GIVEN INFORMATION:
▼

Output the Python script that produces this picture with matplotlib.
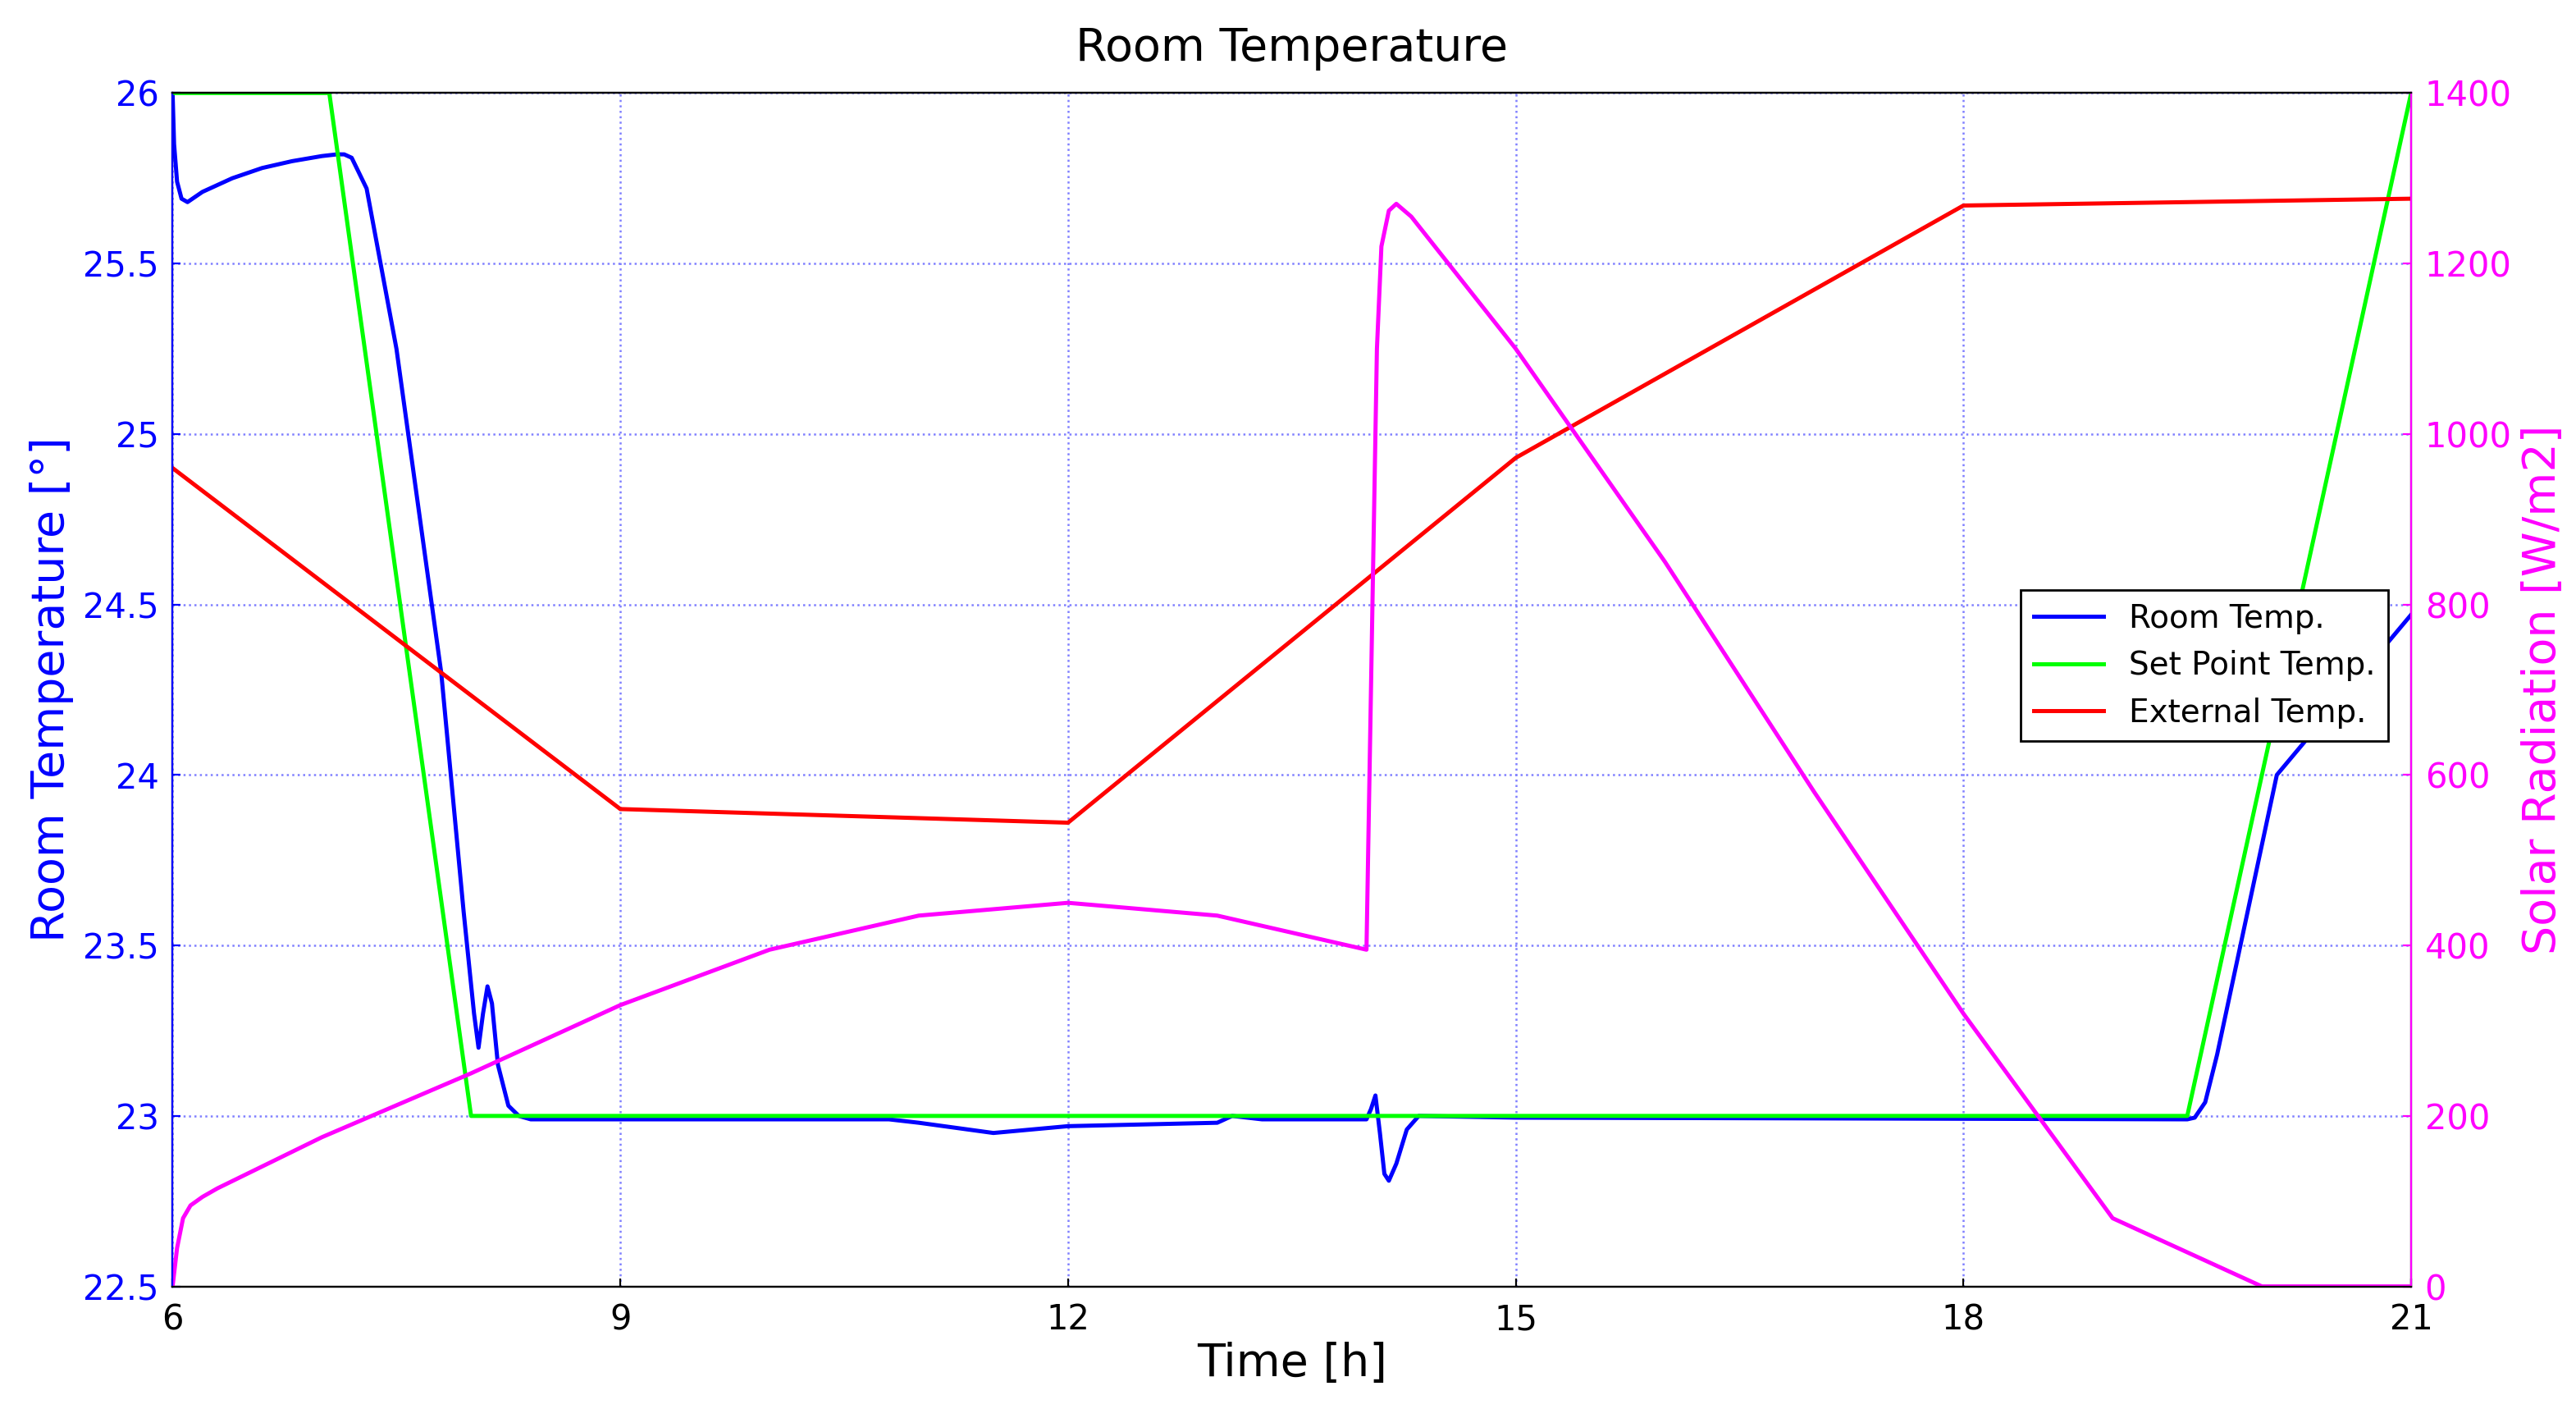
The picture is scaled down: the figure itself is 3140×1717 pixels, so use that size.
import matplotlib
matplotlib.use("Agg")
import matplotlib.pyplot as plt

room_t = [6.0, 6.01, 6.03, 6.06, 6.1, 6.2, 6.4, 6.6, 6.8, 7.0, 7.1, 7.15, 7.2, 7.3, 7.5, 7.8, 7.95, 8.02, 8.05, 8.08, 8.11, 8.14, 8.18, 8.25, 8.32, 8.4, 9.0, 10.8, 11.0, 11.5, 12.0, 13.0, 13.1, 13.3, 14.0, 14.03, 14.06, 14.09, 14.12, 14.15, 14.2, 14.27, 14.35, 15.0, 19.5, 19.55, 19.62, 19.7, 20.1, 21.0]
room_v = [26.0, 25.85, 25.74, 25.69, 25.68, 25.71, 25.75, 25.78, 25.80, 25.815, 25.82, 25.82, 25.81, 25.72, 25.25, 24.3, 23.6, 23.3, 23.2, 23.3, 23.38, 23.33, 23.15, 23.03, 23.0, 22.99, 22.99, 22.99, 22.98, 22.95, 22.97, 22.98, 23.0, 22.99, 22.99, 23.02, 23.06, 22.95, 22.83, 22.81, 22.86, 22.96, 23.0, 22.995, 22.99, 22.995, 23.04, 23.18, 24.0, 24.47]

set_t = [6.0, 7.05, 8.0, 19.5, 21.0]
set_v = [26.0, 26.0, 23.0, 23.0, 26.0]

ext_t = [6.0, 9.0, 12.0, 15.0, 18.0, 21.0]
ext_v = [24.9, 23.9, 23.86, 24.93, 25.67, 25.69]

sol_t = [6.0, 6.03, 6.07, 6.12, 6.2, 6.3, 7.0, 8.0, 9.0, 10.0, 11.0, 12.0, 13.0, 14.0, 14.04, 14.07, 14.1, 14.15, 14.2, 14.3, 15.0, 16.0, 17.0, 18.0, 19.0, 20.0, 21.0]
sol_v = [0, 45, 80, 95, 105, 115, 175, 250, 330, 395, 435, 450, 435, 395, 800, 1100, 1220, 1262, 1270, 1255, 1100, 850, 580, 320, 80, 0, 0]

fig = plt.figure(figsize=(15.7, 8.585), dpi=200)
ax = fig.add_axes([0.067, 0.087, 0.869, 0.847])
ax.plot(room_t, room_v, color="#0000ff", lw=1.8, label="Room Temp.")
ax.plot(set_t, set_v, color="#00ff00", lw=1.8, label="Set Point Temp.")
ax.plot(ext_t, ext_v, color="#ff0000", lw=1.8, label="External Temp.")
ax.set_xlim(6, 21)
ax.set_ylim(22.5, 26)
ax.set_xticks([6, 9, 12, 15, 18, 21])
ax.set_yticks([22.5, 23, 23.5, 24, 24.5, 25, 25.5, 26])
ax.set_yticklabels(["22.5", "23", "23.5", "24", "24.5", "25", "25.5", "26"])
ax.grid(True, ls=":", color="#8080ff", lw=0.9)
ax.tick_params(axis="y", colors="#0000ff", labelsize=15, direction="in", pad=6)
ax.tick_params(axis="x", labelsize=15, direction="in", pad=7)
ax.set_xlabel("Time [h]", fontsize=20, labelpad=2)
ax.set_ylabel("Room Temperature [°]", fontsize=20, color="#0000ff")
ax.set_title("Room Temperature", fontsize=20, pad=14)

ax2 = ax.twinx()
ax2.plot(sol_t, sol_v, color="#ff00ff", lw=1.8)
ax2.set_ylim(0, 1400)
ax2.set_yticks(range(0, 1401, 200))
ax2.tick_params(axis="y", colors="#ff00ff", labelsize=15, direction="in", pad=6)
ax2.set_ylabel("Solar Radiation [W/m2]", fontsize=20, color="#ff00ff")
ax2.spines["right"].set_color("#ff00ff")
ax2.spines["left"].set_color("#0000ff")

leg = ax.legend(loc="center right", bbox_to_anchor=(0.997, 0.52), fontsize=14,
                fancybox=False, framealpha=1, edgecolor="black", handlelength=2.2)
leg.set_zorder(10)
fig.savefig("out.png", dpi=200)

▲

EXERCISE GOAL: Each line from the top of the material through the line containing "ext_v = [24.9, 23.9, 23.86, 24.93, 25.67, 25.69]" should be reproduced exactly; please drop any images.

RESPONSE TO THE EXERCISE:
Output the Python script that produces this picture with matplotlib.
The picture is scaled down: the figure itself is 3140×1717 pixels, so use that size.
import matplotlib
matplotlib.use("Agg")
import matplotlib.pyplot as plt

room_t = [6.0, 6.01, 6.03, 6.06, 6.1, 6.2, 6.4, 6.6, 6.8, 7.0, 7.1, 7.15, 7.2, 7.3, 7.5, 7.8, 7.95, 8.02, 8.05, 8.08, 8.11, 8.14, 8.18, 8.25, 8.32, 8.4, 9.0, 10.8, 11.0, 11.5, 12.0, 13.0, 13.1, 13.3, 14.0, 14.03, 14.06, 14.09, 14.12, 14.15, 14.2, 14.27, 14.35, 15.0, 19.5, 19.55, 19.62, 19.7, 20.1, 21.0]
room_v = [26.0, 25.85, 25.74, 25.69, 25.68, 25.71, 25.75, 25.78, 25.80, 25.815, 25.82, 25.82, 25.81, 25.72, 25.25, 24.3, 23.6, 23.3, 23.2, 23.3, 23.38, 23.33, 23.15, 23.03, 23.0, 22.99, 22.99, 22.99, 22.98, 22.95, 22.97, 22.98, 23.0, 22.99, 22.99, 23.02, 23.06, 22.95, 22.83, 22.81, 22.86, 22.96, 23.0, 22.995, 22.99, 22.995, 23.04, 23.18, 24.0, 24.47]

set_t = [6.0, 7.05, 8.0, 19.5, 21.0]
set_v = [26.0, 26.0, 23.0, 23.0, 26.0]

ext_t = [6.0, 9.0, 12.0, 15.0, 18.0, 21.0]
ext_v = [24.9, 23.9, 23.86, 24.93, 25.67, 25.69]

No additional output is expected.